MP: Michelangelo used to live in the same area I live, 500 years ago. He was the first man to discover marble here. Every morning I visit Pietrasanta’s historical center, the city where I live and work and have a coffee at “Bar de Michelangelo”. That name is no coincidence, it is called like that because it is there where Michelangelo signed the agreement to take the marble and sculpt his Pietà, perhaps his most famous artwork. He was a great teacher and a tireless sculptor, there is no doubt about it and, even though I didn’t meet him, I consider him to be my friend.

Photo by Nicola Gnesi

MA: Favorite material...

MP: I don’t have a favorite one. Around one year passes by from the moment I pick one to the moment the sculpture takes shape. I study it deeply in order to work better with it. I don’t want to make mistakes and it is for this reason that I have to be able to express myself in the best possible way, without so much tests and without the material being precious.

MA: Which is the material you would never work with?

MP: I like the saying “never say never”, so I don’t want to leave out any kind of rock or natural material. Of course, there are some elements that are not adequate for my work, synthetic materials, like resins.

MA: When facing new materials and technology, does craftsmanship win the match?
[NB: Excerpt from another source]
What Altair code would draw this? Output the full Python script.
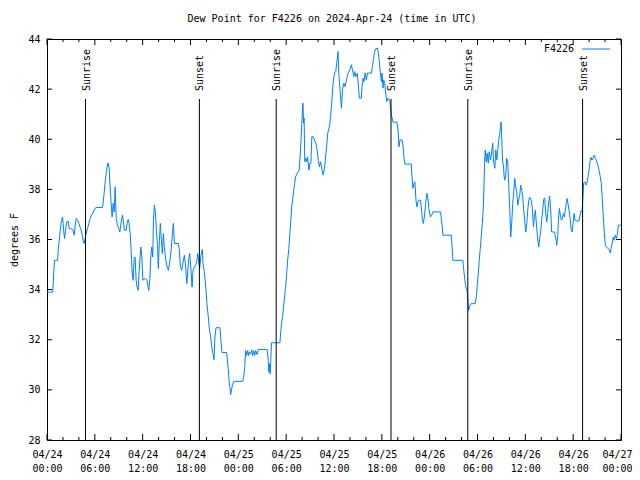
import altair as alt
import pandas as pd

# ---- data (minutes since midnight UTC of each day, dew point F) ----
day1_minutes = [0,42,47,52,57,80,85,92,100,107,117,125,132,140,147,160,167,192,200,205,212,220,230,240,250,258,265,273,280,288,295,305,315,325,335,345,355,368,418,423,430,438,445,453,460,468,475,483,490,498,506,513,521,530,541,548,558,568,575,583,596,603,611,618,626,633,641,648,656,663,671,678,686,693,701,706,714,721,731,751,759,766,774,781,789,796,801,808,816,823,831,838,846,853,861,868,876,883,894,904,914,924,934,944,951,959,989,996,1004,1014,1024,1034,1044,1052,1059,1067,1074,1082,1092,1099,1109,1122,1131,1134,1149,1159,1169,1174,1182,1189,1197,1204,1214,1222,1232,1240,1249,1257,1264,1272,1302,1309,1317,1352,1357,1364,1370,1377,1382,1390,1397,1407]
day1_values = [33.90,33.90,34.24,34.84,35.17,35.17,35.64,35.97,36.37,36.70,36.90,36.37,36.04,36.37,36.70,36.73,36.44,36.41,36.30,36.17,36.57,36.84,36.77,36.64,36.48,36.37,36.17,35.94,35.84,36.08,36.24,36.44,36.64,36.84,36.97,37.06,37.17,37.28,37.28,37.50,37.84,38.30,38.64,38.90,39.06,38.84,38.10,37.44,36.90,37.44,37.10,38.10,36.84,36.57,36.44,36.30,36.70,36.97,36.70,36.37,36.37,36.64,36.80,36.64,36.24,35.57,34.70,34.37,35.24,35.30,34.37,34.10,33.97,34.70,35.30,35.70,35.30,34.37,34.44,34.40,34.17,33.97,34.44,35.30,35.70,35.30,36.77,37.37,37.10,36.37,35.84,34.84,35.97,36.64,35.97,35.44,36.24,35.70,35.17,34.90,34.77,35.10,35.57,36.24,36.64,35.84,35.84,35.57,34.90,34.77,35.10,35.37,34.90,34.24,34.70,35.24,35.44,34.90,34.10,34.77,34.90,35.01,35.24,35.44,34.84,35.37,35.60,35.04,34.77,34.44,33.97,33.44,32.90,32.44,32.10,31.70,31.44,31.20,32.10,32.48,32.48,31.97,31.49,31.49,31.24,30.84,30.37,30.10,29.81,30.04,30.21,30.34]

day2_minutes = [33,40,48,55,63,70,78,85,93,100,108,115,123,130,140,150,217,225,230,235,240,245,250,313,320,328,333,340,348,355,363,370,380,388,395,403,413,420,431,443,458,468,478,486,491,495,500,508,516,521,531,538,546,553,563,573,583,593,603,611,618,626,638,646,653,663,673,688,701,713,724,733,751,756,776,784,794,803,814,826,839,851,859,869,876,884,896,906,911,926,931,939,946,954,964,972,1002,1009,1017,1024,1032,1047,1054,1062,1069,1077,1081,1089,1094,1102,1109,1117,1126,1139,1152,1164,1194,1202,1209,1217,1232,1239,1247,1254,1302,1307,1314,1322,1329,1337,1344,1355,1370,1377,1385,1392,1400,1410,1419,1427,1434]
day2_values = [30.34,30.50,30.90,31.57,31.37,31.57,31.37,31.50,31.44,31.60,31.37,31.57,31.37,31.57,31.41,31.61,31.61,31.17,30.70,31.04,30.64,31.30,31.88,31.88,32.37,32.77,32.90,33.30,33.70,34.04,34.57,35.10,35.64,36.24,36.77,37.37,37.77,38.10,38.50,38.64,38.77,39.57,40.64,41.44,40.64,40.84,39.10,39.24,39.10,39.30,38.77,39.04,39.04,40.10,40.10,39.97,39.84,39.57,39.10,38.90,39.10,38.90,38.57,38.77,39.10,39.64,40.24,40.57,41.30,42.24,42.64,42.70,43.50,42.64,41.24,41.97,42.24,42.10,42.37,42.64,42.77,42.97,42.77,42.50,42.70,42.50,42.64,41.97,41.64,41.64,42.10,42.44,42.30,42.64,42.37,42.64,42.64,42.90,43.17,43.44,43.60,43.64,43.44,43.04,42.64,42.30,42.64,42.04,42.37,42.24,41.84,41.50,41.64,41.57,40.97,40.68,40.68,40.37,39.70,39.97,39.97,39.77,39.24,39.01,39.01,38.50,38.04,38.24,38.30,37.57,37.30,37.57,37.57,37.30,36.84,36.64,36.90,37.44,37.84,37.64,37.24]

day3_minutes = [5,15,25,82,95,100,163,175,250,255,270,283,293,303,313,343,351,358,366,373,381,388,396,403,408,413,418,426,433,441,448,458,468,475,480,490,498,505,513,520,528,533,538,543,548,556,561,565,573,580,588,595,603,610,618,625,633,640,648,655,663,670,678,685,693,701,708,716,723,731,738,746,753,764,773,781,788,796,801,809,816,821,828,836,843,851,858,866,873,881,888,896,903,911,918,941,946,952,956,964,969,976,984,991,999,1006,1014,1021,1029,1034,1041,1049,1057,1064,1072,1079,1087,1094,1102,1124,1132,1139,1147,1154,1159,1169,1177,1184,1192,1199,1207,1214,1222,1229,1239,1247,1254,1262,1269,1277,1284,1292,1299,1307,1314,1322,1332,1342,1352,1360,1367,1375,1382,1390,1397,1405,1412,1420,1440]
day3_values = [36.90,36.97,37.10,37.10,36.50,36.17,36.17,35.17,35.17,34.84,34.17,33.90,33.17,33.37,33.44,33.44,33.70,34.17,34.64,35.17,35.64,36.10,36.64,37.17,37.97,39.04,39.57,39.10,39.44,39.04,39.50,39.17,39.57,39.84,39.17,38.84,39.57,39.17,39.57,39.97,40.24,40.51,40.70,39.97,39.17,38.90,38.50,38.37,38.57,39.24,39.04,38.17,37.17,36.10,36.70,37.44,37.90,38.44,38.10,37.90,37.37,37.57,37.77,38.17,37.97,37.70,37.17,36.70,36.30,36.64,37.17,37.57,37.68,37.57,37.24,36.50,36.90,37.17,36.77,36.24,35.90,35.70,36.04,36.30,36.77,37.17,37.60,37.66,37.04,36.70,37.04,37.50,37.73,37.17,36.30,36.30,36.10,35.97,35.77,36.10,36.77,37.24,36.97,36.77,36.84,37.04,36.90,37.17,37.44,37.64,37.44,37.17,36.84,36.44,36.30,36.64,37.04,36.77,36.74,36.74,36.97,37.14,37.10,37.77,38.26,38.30,38.17,38.26,38.50,38.77,39.10,39.28,39.17,39.24,39.37,39.24,39.17,39.04,38.90,38.70,38.50,38.24,37.64,36.90,36.30,35.77,35.70,35.64,35.57,35.46,35.70,35.90,36.10,35.97,36.17,36.04,36.17,36.57,36.57]

event_days = [0, 0, 1, 1, 2, 2]
event_times = ["04:50", "19:07", "04:45", "19:09", "04:47", "19:11"]
event_labels = ["Sunrise", "Sunset", "Sunrise", "Sunset", "Sunrise", "Sunset"]

x_major = list(range(0, 73, 6))          # hours, labelled
x_minor = [h for h in range(0, 73, 2) if h % 6]
y_ticks = list(range(28, 45, 2))

series_name = "F4226"
title_text = "Dew Point for F4226 on 2024-Apr-24 (time in UTC)"

# ---- build tables ----
rows = []
for d, (ms, vs) in enumerate([(day1_minutes, day1_values), (day2_minutes, day2_values), (day3_minutes, day3_values)]):
    for m, v in zip(ms, vs):
        rows.append({"h": (d * 1440 + m) / 60.0, "dp": v})
df = pd.DataFrame(rows)

ev = pd.DataFrame({
    "h": [d * 24 + int(t[:2]) + int(t[3:]) / 60.0 for d, t in zip(event_days, event_times)],
    "label": event_labels,
})
major_df = pd.DataFrame({"h": x_major})
minor_df = pd.DataFrame({"h": x_minor})
yt_df = pd.DataFrame({"dp": y_ticks})

W, H = 574, 401
FONT = "DejaVu Sans Mono"
LINE = "#0080ff"
xs = alt.Scale(domain=[0, 72], nice=False, zero=False)
ys = alt.Scale(domain=[28, 44], nice=False, zero=False)

label_expr = ("['04/' + (24 + floor(datum.value / 24)), "
              "(datum.value % 24 < 10 ? '0' : '') + (datum.value % 24) + ':00']")

x_axis = alt.Axis(
    values=x_major, ticks=False, domain=False, grid=False, title=None,
    labelExpr=label_expr, labelFlush=False, labelOverlap=False, labelBound=False,
    labelPadding=9, labelLineHeight=14, labelBaseline="top", labelAlign="center",
    labelOffset=alt.ExprRef("datum.value >= 72 ? -4 : 0"),
    labelFont=FONT, labelFontSize=10, labelColor="black")
y_axis = alt.Axis(
    values=y_ticks, ticks=False, domain=False, grid=False, title="degrees F",
    labelPadding=7, labelFont=FONT, labelFontSize=10, labelColor="black",
    labelOverlap=False, labelFlush=False, labelBound=False,
    titleX=-33, titleY=H / 2, titleAngle=270, titleAlign="center", titleBaseline="middle",
    titleFont=FONT, titleFontSize=10, titleFontWeight="normal", titleColor="black")

X = alt.X("h:Q", scale=xs, axis=x_axis)
Y = alt.Y("dp:Q", scale=ys, axis=y_axis)

line = alt.Chart(df).mark_line(color=LINE, strokeWidth=1).encode(x=X, y=Y)

tick_layers = [
    alt.Chart(major_df).mark_rule(color="black").encode(x=X, y=alt.value(H), y2=alt.value(H - 6)),
    alt.Chart(major_df).mark_rule(color="black").encode(x=X, y=alt.value(0), y2=alt.value(6)),
    alt.Chart(minor_df).mark_rule(color="black").encode(x=X, y=alt.value(H), y2=alt.value(H - 3)),
    alt.Chart(minor_df).mark_rule(color="black").encode(x=X, y=alt.value(0), y2=alt.value(3)),
    alt.Chart(yt_df).mark_rule(color="black").encode(y=Y, x=alt.value(0), x2=alt.value(5)),
    alt.Chart(yt_df).mark_rule(color="black").encode(y=Y, x=alt.value(W), x2=alt.value(W - 5)),
]

sun_rules = alt.Chart(ev).mark_rule(color="black", strokeWidth=1).encode(
    x=X, y=alt.value(H), y2=alt.value(60))
sun_text = alt.Chart(ev).mark_text(angle=270, align="left", baseline="middle",
                                   font=FONT, fontSize=10, color="black", dy=1).encode(
    x=X, y=alt.value(52), text="label:N")

leg_df = pd.DataFrame({"name": [series_name], "t": [title_text]})
leg_text = alt.Chart(leg_df).mark_text(align="right", baseline="middle", font=FONT,
                                       fontSize=10, color="black").encode(
    x=alt.value(527), y=alt.value(10), text="name:N")
leg_line = alt.Chart(leg_df).mark_rule(color=LINE, strokeWidth=1).encode(
    x=alt.value(535), x2=alt.value(563), y=alt.value(10))
title_mark = alt.Chart(leg_df).mark_text(align="center", baseline="middle", font=FONT,
                                         fontSize=10, color="black").encode(
    x=alt.value(W / 2 - 2), y=alt.value(-20), text="t:N")

chart = alt.layer(line, *tick_layers, sun_rules, sun_text, leg_line, leg_text, title_mark).properties(
    width=W, height=H,
    padding={"left": 39, "top": 31, "right": 11, "bottom": 32},
    autosize=alt.AutoSizeParams(type="none"),
    background="white",
).configure_view(stroke="black", strokeWidth=1)

chart.save("out.html", embed_options={"renderer": "svg", "actions": False})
MP: They are consolidated and we cannot pretend they don’t exist, but the hand of man and experience are essential to provide the work with a soul. Each rock has its own character, its veins, soul, and only recognition and human capacity have the possibility of working it to create something unique; machines cannot copy this, they don’t know poetry.

MA: Which factors intervene so you love a work or, on the contrary, for it to provoke nothing in you?

MP: An artwork must have strong emotional or enjoyable components in order to wake up fascination in me. A work of art must make me smile and through that simple grinning face you make when you see something that communicates and transmits emotions. I love a work when I feel a little envious for not having made it myself.

I want to transmit my world, my passions, and the feelings that overpower today’s society through my work, by approaching nostalgia

MA: What do you think is the best and the worst within the art world?

MP:  There are many beautiful things. I appreciate artists who approach art considering it a civic gesture: even being in harmony with our world is an art gesture. However, I don’t like it when art uses animals or living creatures in general, to create “works of art”, “performances”, etc.

MA: Can an imperfect God create a perfect man? You wondered some time ago, what do you answer now?

MP: That question was born as a question and today it is still the same, I was never able to give an answer. Some years ago I made a marble goddess with a dental retainer, just to suggest people how this question works: can an imperfect God create a perfect man? Today I think that perhaps this divinity can’t create anything, but if he does, he can only create imperfect beings, like we are.

MA: Which artwork would you love to own?

MP: I really like ancient art, archeology, and geology. But if there is one work I love is the marble sculpture Fiducia in Dio, by Lorenzo Bartolini, created in 1833. This work is extremely poetic and expressive, it reminds me that we have to believe in something, whether it is perfect or not.

MA: If you could go back to any time, which one would you choose?

MP: I have asked myself that question hundreds of times. I am nostalgic and I love history, so I would like to live where I live, but the early 1900’s. It was a simple life. Many people worked with marble. After the working day, they would normally wear their best clothes and gather in the city’s central square to have a glass of wine and talk about work, the weather, about their lives. A more simple, yet richer life, like the one my grandparents lived. I would like to try that.

MA: What would you be if you weren’t an artist?

MP: I don’t know if I could do another job so well, because it is not only my work, it is my passion, my story. I do it because I feel it in my heart. However, if I wanted to choose something else, I would like something related with geology or archeology, something that would keep me working with my hands inside the ground.